Not only that, but Bosch’s new smoke detector line includes CO in its atmospheric analysis. According to Bosch, “The FCP-500-C also comes with a carbon monoxide sensor that greatly increases reliability by adjusting the chamber’s sensitivity to accommodate the level of CO, a normal byproduct of combustion.” The CO sensor is also available in traditionalstyle detectors.

Another trend, says Joe Ziemba, product manager, engineered systems with Ansul of Frankfort, Ill., involves the use of a new air sampling smoke detection technology that reportedly detects fire more rapidly than traditional spot-type detection.

“We’re seeing an increase in the sales of photoelectric smoke detection. To fill that segment of the market we sell the VESDA, which is kind of a condensed version of an early smoke detector,” he says. “It’s an early warning smoke detector for smaller environments. It samples the air, drawing it through the unit. It’s capable of detecting very small amounts of smoke.”

Jeff Hendrickson, director of marketing for Silent Knight of Maplegrove, Minn., a Honeywell company, says he also sees a huge increase in the use of addressable fire alarm systems.

“There’s a major motivation in the fire alarm industry to change from conventional panels to addressable. Addressable panels are very easy to install, set up and troubleshoot,” says Hendrickson.

Because each sensor in a fire alarm system using addressability has its own point address in the system, when anything at all happens and information is forwarded to the alarm control panel, the fire alarm technician will know right away which sensor sent it.

“I believe addressable systems will become the status quo someday,” says Hendrickson. “There may always be conventional panels out there, but they will be in the minority. It’s only a matter of time until the price point is such that people want addressable instead of conventional.”
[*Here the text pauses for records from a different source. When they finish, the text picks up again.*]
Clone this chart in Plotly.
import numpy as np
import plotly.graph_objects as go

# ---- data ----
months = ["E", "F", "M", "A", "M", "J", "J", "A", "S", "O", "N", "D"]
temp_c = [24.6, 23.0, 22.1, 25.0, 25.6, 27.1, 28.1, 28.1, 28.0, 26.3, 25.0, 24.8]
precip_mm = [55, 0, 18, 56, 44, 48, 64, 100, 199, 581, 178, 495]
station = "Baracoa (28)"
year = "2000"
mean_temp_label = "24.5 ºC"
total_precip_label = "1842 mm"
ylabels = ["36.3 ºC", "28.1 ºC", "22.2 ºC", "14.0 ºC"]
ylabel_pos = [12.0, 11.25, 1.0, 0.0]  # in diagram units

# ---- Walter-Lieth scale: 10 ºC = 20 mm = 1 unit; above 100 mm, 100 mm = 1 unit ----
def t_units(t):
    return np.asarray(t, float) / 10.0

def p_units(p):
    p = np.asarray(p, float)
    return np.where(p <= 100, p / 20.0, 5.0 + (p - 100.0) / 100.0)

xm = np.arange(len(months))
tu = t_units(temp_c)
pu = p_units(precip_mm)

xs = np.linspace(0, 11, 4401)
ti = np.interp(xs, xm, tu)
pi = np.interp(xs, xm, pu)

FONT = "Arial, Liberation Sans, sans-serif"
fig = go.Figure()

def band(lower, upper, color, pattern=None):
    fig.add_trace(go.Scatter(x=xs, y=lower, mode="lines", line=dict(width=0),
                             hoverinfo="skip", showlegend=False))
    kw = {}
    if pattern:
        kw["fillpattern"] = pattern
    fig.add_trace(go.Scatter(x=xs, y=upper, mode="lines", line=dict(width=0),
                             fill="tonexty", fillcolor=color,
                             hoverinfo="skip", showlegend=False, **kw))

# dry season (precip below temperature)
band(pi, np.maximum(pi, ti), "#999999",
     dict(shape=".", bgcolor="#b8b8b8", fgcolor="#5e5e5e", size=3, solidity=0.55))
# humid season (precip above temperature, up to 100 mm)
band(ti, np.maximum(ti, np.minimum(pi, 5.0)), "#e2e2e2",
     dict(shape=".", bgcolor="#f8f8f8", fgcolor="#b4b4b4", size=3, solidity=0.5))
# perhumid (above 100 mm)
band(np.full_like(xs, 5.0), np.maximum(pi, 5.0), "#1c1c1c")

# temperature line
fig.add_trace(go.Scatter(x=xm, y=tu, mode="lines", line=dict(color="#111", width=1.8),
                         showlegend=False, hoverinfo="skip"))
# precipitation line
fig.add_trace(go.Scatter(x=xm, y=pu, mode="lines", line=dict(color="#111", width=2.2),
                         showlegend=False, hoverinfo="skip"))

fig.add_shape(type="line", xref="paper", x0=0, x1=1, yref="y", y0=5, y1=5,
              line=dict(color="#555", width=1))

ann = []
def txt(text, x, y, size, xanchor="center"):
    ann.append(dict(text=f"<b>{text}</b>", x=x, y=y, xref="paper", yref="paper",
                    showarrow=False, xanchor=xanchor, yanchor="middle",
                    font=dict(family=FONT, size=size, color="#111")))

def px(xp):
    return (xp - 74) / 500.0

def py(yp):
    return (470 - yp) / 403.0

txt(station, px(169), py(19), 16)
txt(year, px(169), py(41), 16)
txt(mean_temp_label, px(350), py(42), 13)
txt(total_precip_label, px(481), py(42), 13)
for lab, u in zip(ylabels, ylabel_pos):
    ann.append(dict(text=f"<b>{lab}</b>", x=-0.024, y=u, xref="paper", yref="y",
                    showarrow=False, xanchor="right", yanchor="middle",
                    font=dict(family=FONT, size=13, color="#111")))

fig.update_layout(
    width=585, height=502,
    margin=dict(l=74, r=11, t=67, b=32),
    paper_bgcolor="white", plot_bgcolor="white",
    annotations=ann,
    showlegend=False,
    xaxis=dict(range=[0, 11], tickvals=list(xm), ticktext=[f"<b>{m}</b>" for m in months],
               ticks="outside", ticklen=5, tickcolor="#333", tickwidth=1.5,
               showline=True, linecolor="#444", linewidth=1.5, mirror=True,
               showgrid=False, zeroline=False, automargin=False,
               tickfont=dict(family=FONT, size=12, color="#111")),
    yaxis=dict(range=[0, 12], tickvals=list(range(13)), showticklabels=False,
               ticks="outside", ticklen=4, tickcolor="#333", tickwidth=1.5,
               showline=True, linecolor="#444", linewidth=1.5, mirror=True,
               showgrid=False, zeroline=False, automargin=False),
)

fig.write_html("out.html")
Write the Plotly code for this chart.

Internet Monitoring in Life-Safety Applications Is on the Rise

Nick Martello, director of marketing with FireLite Alarms of Northford, Conn., a division of Honeywell Fire Systems, says Internet-based monitoring is a growing aspect of fire/life safety systems.

“There is a definite trend toward replacement of the dialer with the IP interface. This was started with the move to video verification. Many central stations have already installed receivers capable of monitoring realtime video over IP. Now, more and more companies are moving toward this type of communication for security and life safety monitoring,” says Martello.

According to Martello, the benefits associated with Internet monitoring include the elimination of high-cost phone line/service (in some locales); more frequent supervision of panels than the previous 24-hour test signal (with supervision pinging set as low as 90 seconds); and the elimination of the voice over Internet protocol (VoIP) problem with dialers going away (phone line remains as a back-up, but charges only accrue if and when the primary line fails).

“Internet monitoring is already finding huge acceptance in Canada since ULC adopted a concept called ‘dual media.’ You need to have either a cell phone and IP, standard dial-up and IP, or whatever [other media you can think of], as long as there are two different media choices,” says Martello. “Canada had offered supervised phone lines via the telephone company. Called DIVAX, the cost to users was upwards of $60 a month. Going to IP has saved users a lot of money.”

He adds that one drawback to Internet monitoring is that you will probably want to keep at least one of your pho
ne lines. “This is because the Internet does not have battery backup like the phone lines do.”